Matson is the only company in Hawaii that transports molasses in bulk. Since the spill, it has stopped — and would stay that way if Matson can’t prevent this from happening again.

“We can’t undo this, but we can make it right,” Matson President and CEO Matt Cox said.

For the first time, the head of Matson responded to the molasses spill that happened over a week ago.

“I just want to offer on behalf of every employee at Matson, our sincere apology to the people of Hawaii. We’ve let you down. And we’re very sorry.” Cox said. “We consider ourselves stewards of the land and stewards of the ocean, and we failed in that responsibility last week.”

Matson says the company will cover the cost of this cleanup, and will not increase rates because of it.

Cox talked to lawmakers, who got a first-hand look at the waters behind La Mariana in Honolulu Harbor.

“Has Matson changed any of their current procedures on how to handle this because of the situation?” asked Rep. Ryan Yamane (D), Transportation Committee Chair.

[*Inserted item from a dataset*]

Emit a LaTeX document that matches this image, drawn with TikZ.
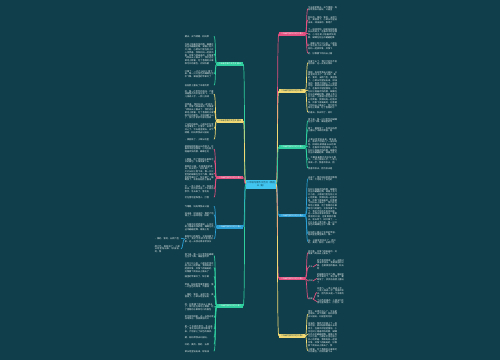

“Well, we’ve stopped pumping molasses,” Matson official Chris Lee said.

There’s no word if and when Matson will continue its molasses operations in Hawaii. It is looking at the pipeline that caused the leak.

“If it’s not repairable, would we put a new line in place. And if that’s not feasible, keep open the possibility of discontinuing our molasses from Honolulu to the mainland,” Cox said.

Although Matson is taking full responsibility of the spill, the Department of Transportation is in charge of the state’s harbors. The DOT is looking to see what procedures need to be in place since it does not have an inspection policy for molasses.

“So, the pipe has never been officially inspected?” KHON2 asked.

“As far as I know, no,” DOT Director Glenn Okimoto said.

“Why wait a week after the event? If it was such a big concern, why didn’t everybody get together the day after it happened, or two days after it happened?” KHON2 asked.

“Well, we wanted to make sure we coordinated everybody’s presence as well as to monitor what was the status,” Rep. Yamane said.

In the coming weeks, lawmakers plan to hold hearings to get more answers and to determine whether new legislation about the issue should be introduced next year.